Barely two weeks after captivating the internet with his “Applefied” take on ads that features some of our most well-known brands, RPA intern Bryan Evans shares his thoughts on coming up with the idea and the experience of winning over the web audience for a few days. Take it away, sir.
A few weeks into my internship at RPA I found myself driving through the heart of West L.A. I was with a group of my fellow creative interns, returning to the office from lunch at one of our favorite local eateries. As we talked, I was struck by an image on one of the many towering billboards: a gigantic ad for Apple’s latest version of the iPad laid out in all its minimalist, glistening white glory.
“How do they get away with that?” I asked, rejoining the conversation. “It’s literally a picture of an iPad with a hand touching it, white background, that’s it. They sell millions of these things.”
A week or two passed. I had just wrapped helping with a Honda Pilot print piece as well as a Honda corporate print and digital project. I was in between assignments, passing the time reading ad blogs, when my thoughts unexpectedly returned to that iPad billboard. And I wondered:
What if all advertising looked like Apple’s?
I began to draft “Applefied” ads for other products using the Apple advertising formula, e.g. [Product] + [Product Name] + [Optional Hands Touching Product] = [Applefied]. Along with those variables came certain constants—the stark white background, Myriad Pro font, and shiny reflections. I didn’t know where this project would go, or exactly what I was trying to say, but I thought it might start a conversation amongst my friends and colleagues. I Applefied french fries and Levis and The Dark Knight Rises. I Applefied the pen, paper, and Post-It notes. I launched a blog, garnering what seemed like an impressive few thousand hits in the first few days. So I decided to send my stuff to a few web editors.
Buzzfeed’s Matt Buchanan sent me a reply that read simply, “hahaha awesome,” and I thought that would the end of it. Then my blog reached 10,000 hits a few hours later. I went to bed thrilled.
I woke up the next morning to 50,000 hits, emails from journalists across the world, and quite a few more Twitter followers. By noon I had reached 100,000 hits. My blog had gone viral.
Articles about Applefied hit some of the biggest advertising and tech sites, and industry blogs. I was gaining popularity all over the world, from China and Malaysia to Sweden and Germany.
It was all very surreal, and I honestly didn’t know how to respond. I was amazed at how many people related to the blog. How many people found it entertaining, and how, even without the Apple brand anywhere to be found on the ads, they enthralled the same audience that had been drinking the Apple Kool-Aid for decades.

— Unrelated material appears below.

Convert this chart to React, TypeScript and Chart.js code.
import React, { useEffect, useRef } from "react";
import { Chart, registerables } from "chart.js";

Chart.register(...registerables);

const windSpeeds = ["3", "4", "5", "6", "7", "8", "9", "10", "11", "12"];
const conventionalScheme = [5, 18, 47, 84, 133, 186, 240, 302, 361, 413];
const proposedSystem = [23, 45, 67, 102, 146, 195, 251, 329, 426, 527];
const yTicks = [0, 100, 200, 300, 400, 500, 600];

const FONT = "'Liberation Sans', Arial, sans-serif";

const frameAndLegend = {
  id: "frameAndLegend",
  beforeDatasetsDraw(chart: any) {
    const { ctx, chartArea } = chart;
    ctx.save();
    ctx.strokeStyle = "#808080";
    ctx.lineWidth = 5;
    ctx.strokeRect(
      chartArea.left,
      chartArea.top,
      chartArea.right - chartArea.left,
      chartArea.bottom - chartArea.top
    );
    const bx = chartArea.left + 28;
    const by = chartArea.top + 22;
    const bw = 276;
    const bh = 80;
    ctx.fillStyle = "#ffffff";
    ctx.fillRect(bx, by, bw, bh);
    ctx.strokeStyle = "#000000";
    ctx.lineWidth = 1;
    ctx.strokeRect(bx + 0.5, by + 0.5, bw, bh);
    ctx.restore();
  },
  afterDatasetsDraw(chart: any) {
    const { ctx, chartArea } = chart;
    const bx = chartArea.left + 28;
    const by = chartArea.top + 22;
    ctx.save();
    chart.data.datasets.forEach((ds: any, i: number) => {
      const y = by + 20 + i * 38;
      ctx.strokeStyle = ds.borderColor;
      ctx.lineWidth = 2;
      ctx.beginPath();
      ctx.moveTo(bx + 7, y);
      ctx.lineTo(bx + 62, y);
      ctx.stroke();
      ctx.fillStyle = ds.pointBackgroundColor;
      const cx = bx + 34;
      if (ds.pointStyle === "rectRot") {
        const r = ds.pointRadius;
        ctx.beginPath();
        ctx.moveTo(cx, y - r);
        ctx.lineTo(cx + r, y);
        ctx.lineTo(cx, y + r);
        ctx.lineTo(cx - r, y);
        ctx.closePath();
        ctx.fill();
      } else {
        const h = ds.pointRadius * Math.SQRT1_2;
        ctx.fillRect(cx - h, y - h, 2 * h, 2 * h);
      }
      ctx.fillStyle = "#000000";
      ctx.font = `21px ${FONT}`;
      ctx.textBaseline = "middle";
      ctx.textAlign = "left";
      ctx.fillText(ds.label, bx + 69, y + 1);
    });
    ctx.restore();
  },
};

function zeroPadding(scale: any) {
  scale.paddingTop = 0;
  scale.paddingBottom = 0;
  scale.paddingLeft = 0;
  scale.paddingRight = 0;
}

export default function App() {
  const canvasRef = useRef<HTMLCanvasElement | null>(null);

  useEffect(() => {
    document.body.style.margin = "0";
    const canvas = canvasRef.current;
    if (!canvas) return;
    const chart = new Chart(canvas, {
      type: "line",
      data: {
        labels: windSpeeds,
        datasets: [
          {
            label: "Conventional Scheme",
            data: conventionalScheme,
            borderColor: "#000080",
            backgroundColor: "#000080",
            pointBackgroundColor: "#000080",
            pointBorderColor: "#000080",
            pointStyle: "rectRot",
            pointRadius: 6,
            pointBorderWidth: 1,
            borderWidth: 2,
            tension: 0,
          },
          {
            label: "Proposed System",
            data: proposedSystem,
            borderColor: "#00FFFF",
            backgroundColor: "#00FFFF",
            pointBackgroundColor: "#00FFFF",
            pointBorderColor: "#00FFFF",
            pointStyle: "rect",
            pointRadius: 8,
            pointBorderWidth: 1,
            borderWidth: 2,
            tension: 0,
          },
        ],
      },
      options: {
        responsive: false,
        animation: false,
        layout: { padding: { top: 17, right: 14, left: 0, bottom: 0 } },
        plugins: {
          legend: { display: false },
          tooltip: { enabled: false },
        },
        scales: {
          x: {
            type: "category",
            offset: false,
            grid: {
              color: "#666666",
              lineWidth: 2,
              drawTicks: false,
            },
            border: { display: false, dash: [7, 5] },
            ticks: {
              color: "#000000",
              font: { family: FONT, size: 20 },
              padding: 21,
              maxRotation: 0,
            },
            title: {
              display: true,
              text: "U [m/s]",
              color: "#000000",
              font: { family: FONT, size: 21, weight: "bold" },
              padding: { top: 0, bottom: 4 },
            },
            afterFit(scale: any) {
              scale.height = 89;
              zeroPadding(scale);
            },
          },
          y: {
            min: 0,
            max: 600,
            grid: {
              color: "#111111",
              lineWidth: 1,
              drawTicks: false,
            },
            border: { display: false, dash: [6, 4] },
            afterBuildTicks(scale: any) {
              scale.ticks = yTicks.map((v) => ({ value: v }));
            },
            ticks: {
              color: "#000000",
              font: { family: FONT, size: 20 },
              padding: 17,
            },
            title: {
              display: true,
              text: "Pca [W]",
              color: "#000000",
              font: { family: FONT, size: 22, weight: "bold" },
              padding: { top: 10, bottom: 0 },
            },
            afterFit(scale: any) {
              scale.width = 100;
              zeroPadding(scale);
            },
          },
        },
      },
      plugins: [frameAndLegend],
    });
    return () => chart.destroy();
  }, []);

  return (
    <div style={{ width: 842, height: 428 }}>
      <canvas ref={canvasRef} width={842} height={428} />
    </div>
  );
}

The success couldn’t have been more brilliantly timed: my internship performance review came just days after the launch of the blog. It was the extra push that got RPA to offer me a full-time position as a Jr. Art Director. I was beside myself. The week had been a whirlwind.
I am thrilled to be starting my career with such an incredible agency. As an intern I had hands-on experience with a diverse group of departments and was able to work on some incredible projects, ranging from print ads to Super Bowl spots. RPA gave me more opportunities and experience than I would ever have hoped for as an intern.
There are many things I’ve learned from my internship, but perhaps most importantly is to follow your ideas. You never know where they might take you.